OKTAY ÖZTÜRK (Erzurum) – Bir saniye.
“Uluslararası düzeyde” başa, “Cumhuriyet Halk Partisi önerisinde yer alan -tırnak içerisinde- ulusal ve uluslararası…” Ulusal zaten…
ATİLLA KART (Konya) – Zaten gerek yok, “uluslararası düzeyde” diyelim, sadece “uluslararası düzeyde”
OKTAY ÖZTÜRK (Erzurum) – “Uluslararası düzeyde ifadesini bilahare…”
ATİLLA KART (Konya) – “…ifadesini değerlendirip Komisyona ayrıca beyanda bulunacaktır.”

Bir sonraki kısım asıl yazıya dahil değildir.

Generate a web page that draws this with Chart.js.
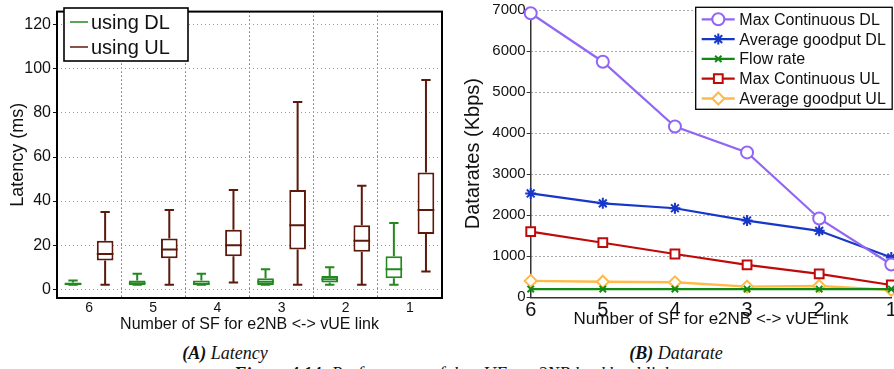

OKTAY ÖZTÜRK (Erzurum) – Evet, tamam mı?
Şimdi, 2’nci fıkra “Sendikaların ve üst kuruluşların kuruluş, yönetim ve işleyişleri demokratik esaslara aykırı olamaz.” diyor.
ÖZGÜR SEVGİ GÖRAL – Başkanım, geçmeden bir şey söyleyebilir miyim?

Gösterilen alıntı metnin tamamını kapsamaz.